5 Thus Electryon married his niece, the daughter of his brother Alcaeus (see above, Apollod. 2.4.5). Similarly Butes is said to have married the daughter of his brother Erechtheus (Apollod. 3.15.1), and Phineus is reported to have been betrothed to the daughter of his brother Cepheus (Apollod. 2.4.3). Taken together, these traditions perhaps point to a custom of marriage with a niece, the daughter of a brother.

6 According to another account, the mother of Alcmena was a daughter of Pelops (Eur. Herc. 210ff.), her name being variously given as Lysidice (Scholiast on Pind. O. 7.27(49);; Plut. Thes. 6) and Eurydice (Diod. 4.9.1).

7 Compare Scholiast on Pind. O. 7.27(49).

8 According to other accounts, her name was Antibia (Scholiast on Hom. Il. xix.119) or Archippe (Tzetzes, Chiliades ii.172, 192).
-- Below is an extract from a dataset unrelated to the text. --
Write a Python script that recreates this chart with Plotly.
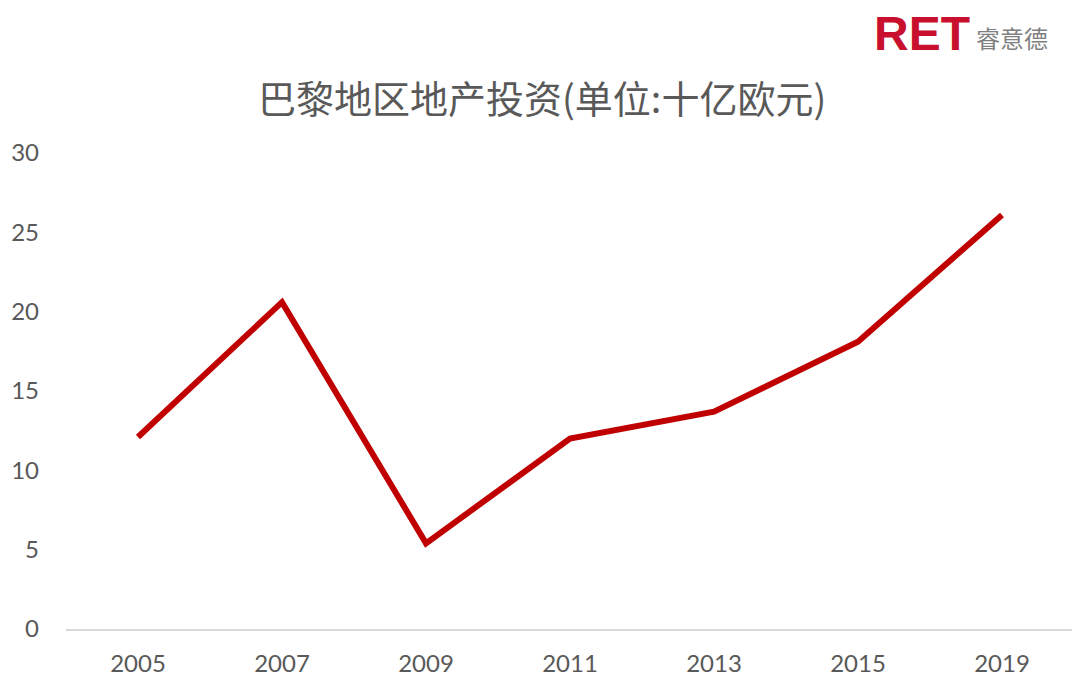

9 Compare Hom. Il. 19.95-133, where (v. 119) the Ilithyias, the goddesses of childbirth, are also spoken of in the plural. According to Ov. Met. 9.292ff., the goddess of childbirth (Lucina, the Roman equivalent of Ilithyia) delayed the birth of Herakles by sitting at the door of the room with crossed legs and clasped hands until, deceived by a false report that Alcmena had been delivered, she relaxed her posture and so allowed the birth to take place. Compare Paus. 9.11.3; Ant. Lib. 29, according to whom it was the Fates and Ilithyia who thus retarded the birth of Herakles. Among the Efiks and Ibibios, of Southern Nigeria, “the ancient custom still obtains that locks should be undone and knots untied in the house of a woman who is about to bear a babe, since all such are thought, by sympathetic magic, to retard delivery. A case was related of a jealous wife, who, on the advice of a witch doctor versed in the mysteries of her sex, hid a selection of padlocks beneath her garments, then went and sat down near the sick woman's door and surreptitiously turned the key in each. She had previously stolen an old waist-cloth from her rival, which she knotted so tightly over and over that it formed a ball, and, as an added precaution, she locked her fingers closely together and sat with crossed legs, exactly as did Juno Lucina of old when determined to prevent the birth of the infant Herakles” (D. Amaury Talbot, Woman's Mysteries of a Primitive People, the Ibibios of Southern Nigeria (London, etc. 1915), p. 22). See further Taboo and the Perils of the Soul, pp. 294ff.

10 Compare Scholiast on Hom. Il. xix.119; Tzetzes, Chiliades ii.172ff., 192ff.